The relevant syntax rule in both XSD 1.0 and XSD 1.1 is:

	IsBlock	   ::=   	'Is' [a-zA-Z0-9#x2D]+

Thus this regular expression matches the syntax.

In XSD 1.0, no semantics are given for a regular expression that uses an unknown block name, but it is nowhere stated that this is an error.

The situation is clarified in XSD 1.1:

<quote>
If a string "IsX" matches the non-terminal IsBlock but X is not a recognized block name, then the expressions "\p{IsX}" and "\P{IsX}" each denote the set of all characters. Processors may ·at user option· treat both "\p{IsX}" and "\P{IsX}" as denoting the empty set, instead of the set of all characters....

Processors should issue a warning if they encounter a regular expression using a block name they do not recognize. Processors may ·at user option· treat unrecognized block names as ·errors· in the schema.

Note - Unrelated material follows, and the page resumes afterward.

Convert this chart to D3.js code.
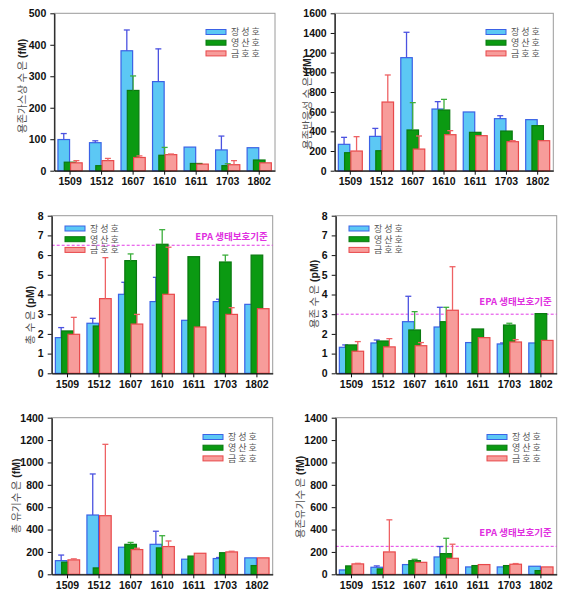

Note: Treating unrecognized block names as errors increases the likelihood that errors in spelling the block name will be detected and can be helpful in checking the correctness of schema documents. However, it also decreases the portability of schema documents among processors supporting different versions of [Unicode Database]; it is for this reason that processors are allowed to treat unrecognized block names as errors only when the user has explicitly requested this behavior.
</quote>

We clearly have the opportunity to say something different for XPath regular expressions, but currently we do not do so. I think a clarification in the spec would be appropriate. In the meantime, based on the XSD 1.1 rules which we inherit, I propose to allow the alternative result "false".
Comment 1 Michael Kay 2013-01-05 22:57:52 UTC
Correction, on the basis that XSD 1.1 states that an unknown block name should be treated as matching all characters, the expected result is TRUE.
Comment 2 O'Neil Delpratt 2013-03-20 11:29:53 UTC
Marking this bug for WG discussion
Comment 3 Michael Kay 2013-03-20 12:17:15 UTC
My recommendation would be to state that for XPath regular expressions:

"If a Unicode Block name appears (in the construct \p{IsBlockName} or \P{IsBlockName}) that is not defined in any version of Unicode recognized by the processor, the regular expression is invalid". 

(Note: XSD 1.1 recommends treating an unrecognized block name as matching any character, but allows other semantics at user option. XSD 1.0 is open to interpretation on the question. Both the names of Unicode blocks and the characters assigned to them have changed from one version of Unicode to another; processors are free to choose which version(s) of Unicode block names are recognized.)
Comment 4 Michael Kay 2013-05-07 17:12:27 UTC
The WOrking Group accepted the proposal that use of unrecognized block names in a regular expression should be an error.

The result of this test case is therefore an error.

The test is being reclassified as a spec bug.